Kim Klement/USA Today Sports

Kevin Cash on Alex Cora: 'I learned a ton from him'

Rob Bradford
December 11, 2017 - 11:24 am

BUENA VISTA, Fla. -- There are a few similarities when it comes to Kevin Cash and Alex Cora. Not only were they teammates on the 2008 Red Sox (both serving in backup roles), but the pair also found themselves as first-year major league managers despite very little coaching experience.

Cash, who is headed into his fourth season as manager of the Rays, spent one season as bullpen coach for Terry Francona's Indians before being named the head guy in Tampa Bay. Before that he was an advance scout for the Toronto Blue Jays. (For what it's worth, John Farrell was going to name Cash his bench coach in 2014 if Torey Lovullo left after the 2013 season.)

Cora, of course, only spent one season in a big league dugout, helping the Astros win the 2017 World Series as their bench coach.

"Both [Cora] and I were bench players and my little experience with him that one year, I learned a ton from him," Cash said from the MLB winter meetings. "And then his experience this past year with the bench coach role, he's going to be just fine."

Cash can appreciate what it's like for Cora, having to navigate his way through that first offseason as a manager.

"What I can appreciate is how there's a lot of information probably being thrown at them right now," the Rays skipper said. "At times it's overwhelming, but knowing both those guys, they're going to handle it and be very, very successful."

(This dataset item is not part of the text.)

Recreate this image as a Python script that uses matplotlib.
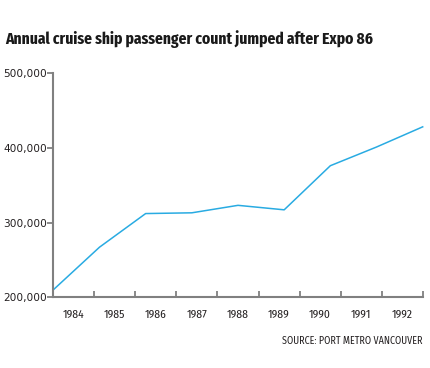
import matplotlib
matplotlib.use("Agg")
import matplotlib.pyplot as plt
import numpy as np

# Data
years = ["1984", "1985", "1986", "1987", "1988", "1989", "1990", "1991", "1992"]
passengers = [210000, 267000, 312000, 313000, 323000, 317000, 376000, 401000, 428000]
y_ticks = [200000, 300000, 400000, 500000]
y_labels = ["200,000", "300,000", "400,000", "500,000"]

title = "Annual cruise ship passenger count jumped after Expo 86"
source = "SOURCE: PORT METRO VANCOUVER"

title_font = ["Fira Sans Extra Condensed", "DejaVu Sans"]
year_font = ["Fira Sans Condensed", "DejaVu Sans"]
axis_grey = "#808080"
text_dark = "#231f20"
line_blue = "#29abe2"

fig = plt.figure(figsize=(4.31, 3.68), dpi=100)
ax = fig.add_axes([53.3 / 431, 1 - 297.3 / 368, (422.7 - 53.3) / 431, (297.3 - 73) / 368])

x = np.arange(len(passengers))
ax.plot(x, passengers, color=line_blue, lw=1.1, clip_on=False)

ax.set_xlim(0, len(passengers) - 1)
ax.set_ylim(200000, 500000)

# spines
for side in ["top", "right"]:
    ax.spines[side].set_visible(False)
for side in ["left", "bottom"]:
    ax.spines[side].set_color(axis_grey)
    ax.spines[side].set_linewidth(1.5)
    ax.spines[side].set_capstyle("projecting")

# y ticks
ax.set_yticks(y_ticks)
ax.set_yticklabels(y_labels)
ax.tick_params(axis="y", direction="out", length=4, width=1.3, color=axis_grey,
               labelsize=7.6, labelcolor=text_dark, pad=0.5)

# x: tick marks between years, labels centred in each slot
n = len(years)
edges = np.linspace(0, len(passengers) - 1, n + 1)
centers = (edges[:-1] + edges[1:]) / 2
ax.set_xticks(edges, minor=True)
ax.set_xticks(centers)
ax.set_xticklabels(years, family=year_font)
ax.tick_params(axis="x", which="minor", direction="in", length=4, width=1.3, color=axis_grey)
ax.tick_params(axis="x", which="major", length=0, pad=9, labelsize=8.3, labelcolor=text_dark)

# title, fitted to the reference width
t = fig.text(5 / 431, 1 - 43.5 / 368, title, family=title_font, weight="bold",
             fontsize=12, color="#1a1a1a", va="baseline", ha="left")
fig.canvas.draw()
w = t.get_window_extent().width
t.set_fontsize(12 * 368 / w)

fig.text(423 / 431, 1 - 343.5 / 368, source, family=year_font,
         fontsize=7.2, color=text_dark, ha="right", va="baseline")

fig.savefig("out.png", dpi=100)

Of course, another bond the two managers share is the opportunity to have played for Terry Francona, who Cash explained left an important impression on him as to how to execute the job.

"It really goes back to it Terry Francona, how he was as a manager, watching him with the Red Sox teams that he managed," Cash said. "A lot of superstars, how he was able to build relationships with all of them, individual relationships, the team relationship, and balance that with the front office and the media. At times it seemed like the decision-making, the field decision-making was secondary, even though it never was to him. And then I was so fortunate to get to see him go over to Cleveland, with a very young team, and kind of adjust on the fly and what he's done over there, with the help of some really good staff members and good players."